Honestly - and I say this as someone who has somewhat of an (albeit minor) academic background in social science - I am extremely skeptical of the idea that you can get a representative sample with a set as small as 1000. It's really, really hard to get a truly representative sample. I'll definitely grant the working paper's premise that Haidt's work self-selects for literacy and a certain level of technical competence, but I'm not sure that their sample - or really most samples - is much better. That kind of thing is useful when you are trying to get really simplistic answers, more difficult when you're trying to get complex ones. That's why I think the oversampling - the ridiculous amount of oversampling, 300,000 worth - works for him.

The honest to god dirty secret of social science is that you can always prime your sample, and usually are to some degree. You can filter it out a lot, but not perfectly.

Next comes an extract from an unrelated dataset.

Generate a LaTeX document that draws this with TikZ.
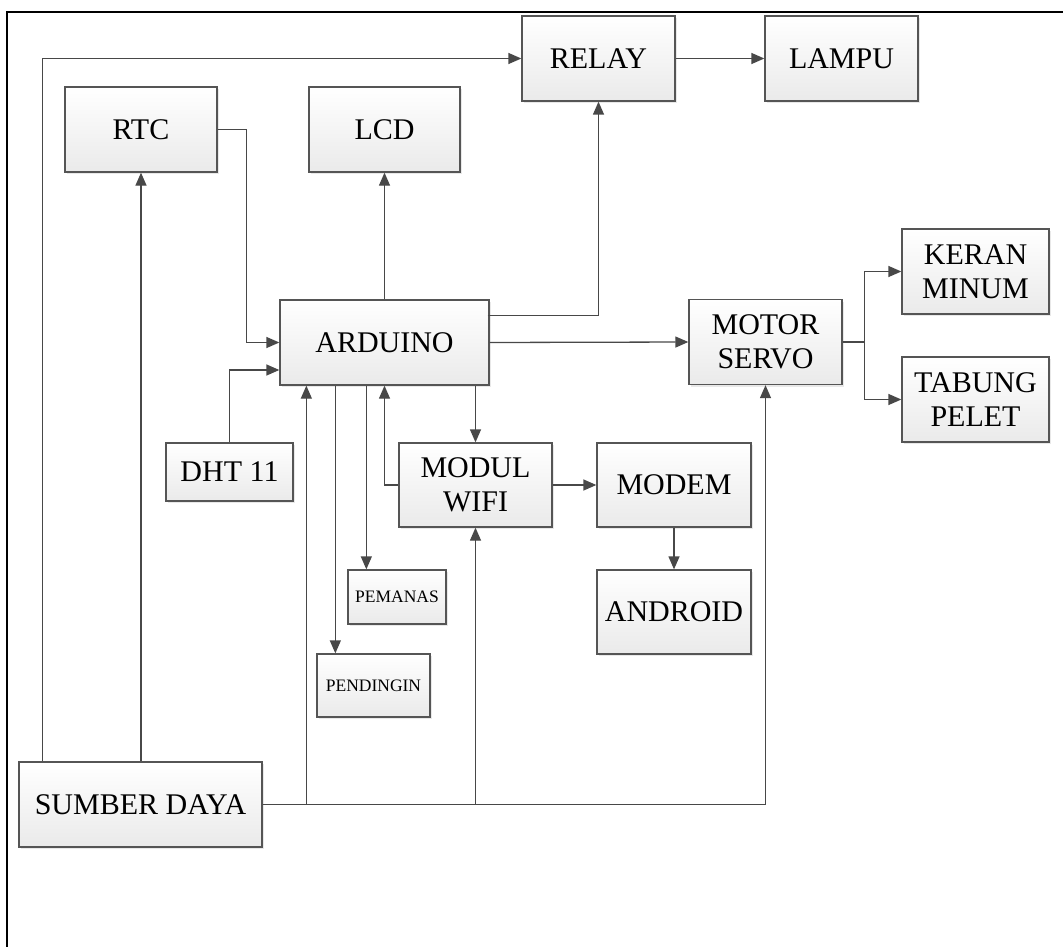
\documentclass[tikz,border=0pt]{standalone}
\usepackage{fontspec}
\setmainfont{Liberation Serif}
\usetikzlibrary{arrows.meta, positioning, shadows, calc}
\definecolor{linegray}{RGB}{72, 72, 72}
\definecolor{boxgray}{RGB}{85, 85, 85}
\definecolor{fillgray}{RGB}{234, 234, 234}

\begin{document}
\begin{tikzpicture}[
    x=1pt, y=-1pt,
    block/.style={
        rectangle,
        draw=boxgray,
        line width=1.3pt,
        top color=white,
        bottom color=fillgray,
        inner sep=0pt,
        minimum width=153pt,
        minimum height=85pt,
        align=center,
        font=\fontsize{30}{34}\selectfont,
        drop shadow={shadow xshift=2pt, shadow yshift=-2pt, opacity=0.18}
    },
    smallblock/.style={block, font=\fontsize{17.5}{20}\selectfont},
    arrow/.style={-{Triangle[length=13pt, width=11pt]}, line width=1.3pt, draw=linegray},
    line/.style={line width=1.3pt, draw=linegray}
]
\useasboundingbox (0,0) rectangle (1063,947);

% Frame
\draw[line width=2pt] (7,947) -- (7,12) -- (1063,12);

% Blocks
\node[block] (relay) at (598.5,58.5) {RELAY};
\node[block] (lampu) at (841.5,58.5) {LAMPU};
\node[block, minimum width=152pt] (rtc) at (141,129.5) {RTC};
\node[block, minimum width=151pt] (lcd) at (384.5,129.5) {LCD};
\node[block, minimum width=209pt] (arduino) at (384.5,342.5) {ARDUINO};
\node[block] (motor) at (765.5,342) {MOTOR\\SERVO};
\node[block, minimum width=147pt] (keran) at (975.5,271.5) {KERAN\\MINUM};
\node[block, minimum width=147pt] (tabung) at (975.5,399.5) {TABUNG\\PELET};
\node[block, minimum width=127pt, minimum height=58pt] (dht) at (229.5,472) {DHT 11};
\node[block, minimum height=84pt] (wifi) at (475.5,485) {MODUL\\WIFI};
\node[block, minimum width=154pt, minimum height=84pt] (modem) at (674,485) {MODEM};
\node[block, minimum width=154pt, minimum height=84pt] (android) at (674,612) {ANDROID};
\node[smallblock, minimum width=98pt, minimum height=54pt] (pemanas) at (397,597) {PEMANAS};
\node[smallblock, minimum width=113pt, minimum height=63pt] (pendingin) at (373.5,685.5) {PENDINGIN};
\node[block, minimum width=243pt] (sumber) at (140.5,804.5) {SUMBER DAYA};

% Helper points on the block edges
\coordinate (pwrup) at ($(sumber.north west)+(24,0)$);
\coordinate (toard) at ($(arduino.south west)+(27,0)$);
\coordinate (topd) at ($(pendingin.north west)+(19,0)$);
\coordinate (topm) at ($(pemanas.north west)+(19,0)$);

% Supply lines
\draw[arrow] (pwrup) |- (relay.west);
\draw[arrow] (sumber.north -| rtc.south) -- (rtc.south);
\draw[line] (sumber.east) -- (sumber.east -| toard);
\draw[arrow] (sumber.east -| toard) -- (toard);
\draw[arrow] (sumber.east -| wifi.south) -- (wifi.south);
\draw[arrow] (sumber.east) -| (motor.south);

% Inputs to the Arduino
\draw[arrow] (rtc.east) -- ++(29,0) |- (arduino.west);
\draw[arrow] (dht.north) |- ($(arduino.west)+(0,27.5)$);
\draw[arrow] (wifi.west) -| (arduino.south);

% Outputs of the Arduino
\draw[arrow] (arduino.north) -- (lcd.south);
\draw[arrow] ($(arduino.north east)+(-2,16)$) -| (relay.south);
\draw[arrow] (arduino.east) -- (motor.west);
\draw[arrow] (arduino.south -| topd) -- (topd);
\draw[arrow] (arduino.south -| topm) -- (topm);
\draw[arrow] (arduino.south -| wifi.north) -- (wifi.north);

% Further links
\draw[arrow] (relay.east) -- (lampu.west);
\draw[arrow] (motor.east) -- ++(22,0) coordinate (split) |- (keran.west);
\draw[arrow] (split) |- (tabung.west);
\draw[arrow] (wifi.east) -- (modem.west);
\draw[arrow] (modem.south) -- (android.north);

\end{tikzpicture}
\end{document}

posted by corb at 1:40 PM on September 4, 2014


The rules that govern what's a "good enough" sample size for a statistically significant conclusion are rather complex, but 1000 is good enough for a 95% confidence level and around a +/- 3% confidence interval for the population of all U.S. adults. That's pretty damned good, and, regardless of the conclusions, I'd be much more willing to trust a truly randomized sample of that size over a much larger sample of online responses to a website survey.